John Boyce
John Boyce Cultivate SA, Core Team Member

Bio:
John has over 45 years of experience in various aspects of food production, food safety, quality assurance, sanitation, training, and auditing. He spent twenty-five years with Trident Seafoods, starting as a crab fisherman and then working in roles as plant manager, corporate HR, regulatory compliance, national account sales, FSQA, and then as the Director of Training and Development for the company. He worked as a technical sales rep for four years with Diversey, helping clients with their sanitation programs. John spent eight years with AIB International, providing GMP and HACCP audits all over the world. He is now an independent food safety consultant based in Vancouver, British Columbia. He’s currently serving as the Vice Chair of the Seafood Quality & Safety Professional Development Group (PDG) of the International Association for Food Protection (IAFP) and is also on the DEI council for IAFP. He enjoys working with clients to help them ensure food-safe products and he’s a core team member at Cultivate SA, helping companies assess and change their food safety cultures.

Sanitation is critical to the success of your IPM program

Abstract:
One role of sanitation is often overlooked.
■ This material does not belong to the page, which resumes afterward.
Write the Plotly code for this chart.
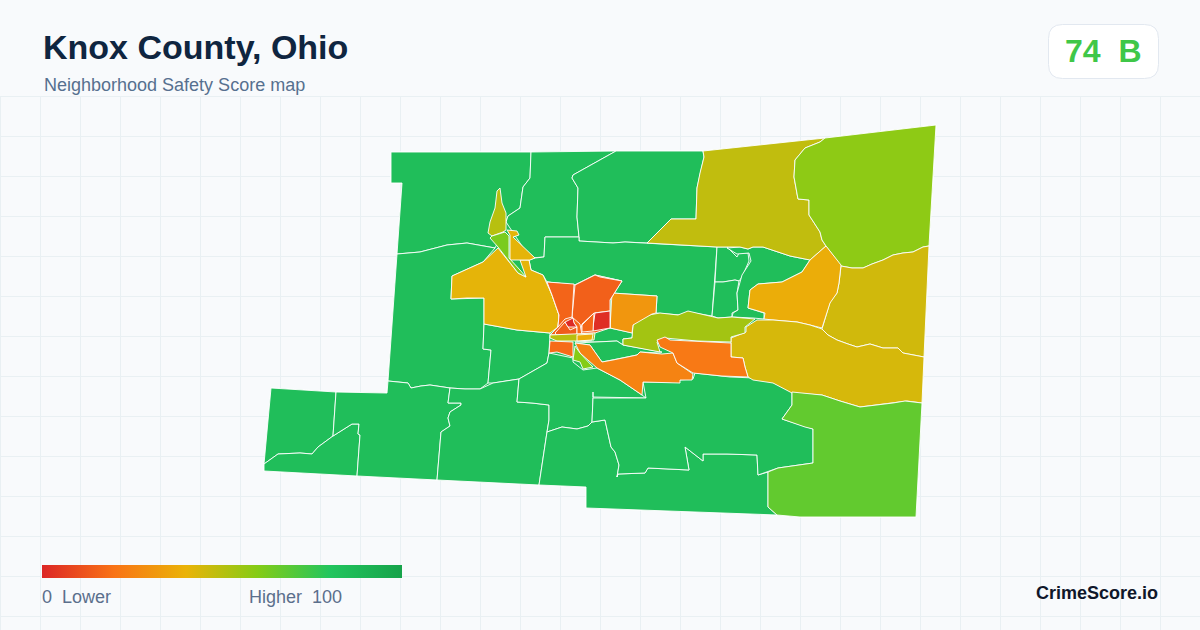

Believe it or not, the folks that clean our plants or our vessels play a key role in the success of our IPM (Integrated Pest Management) program. In addition to the primary tasks of cleaning, employees should be working to deny pests ingress to our facility and to limit the food, water, and shelter that pests need to survive and breed. It is thus vital that each and every employee understands the signs of pest activity and the need to report what they see. Further, they need to understand the risks associated with their own behaviors, such as the common problem of doors being left wide open at night during the sanitation shifts or hatches left open onboard processing vessels.
Do engaged, informed, and empowered sanitation workers act as a predictor of success for an integrated pest management program? Indeed, imagine having a frontline sanitation team upon which you can rely to manage existing risks and to identify new ones through peer observations. And one that, because of its food safety risk management behaviors, dramatically reduces the potential of product contamination due to pest activity. We can achieve that engagement by looking at the shared values, norms, and beliefs prevailing in the company about food safety (and particularly looking at the culture of the sanitation crew) and actively working to improve that culture.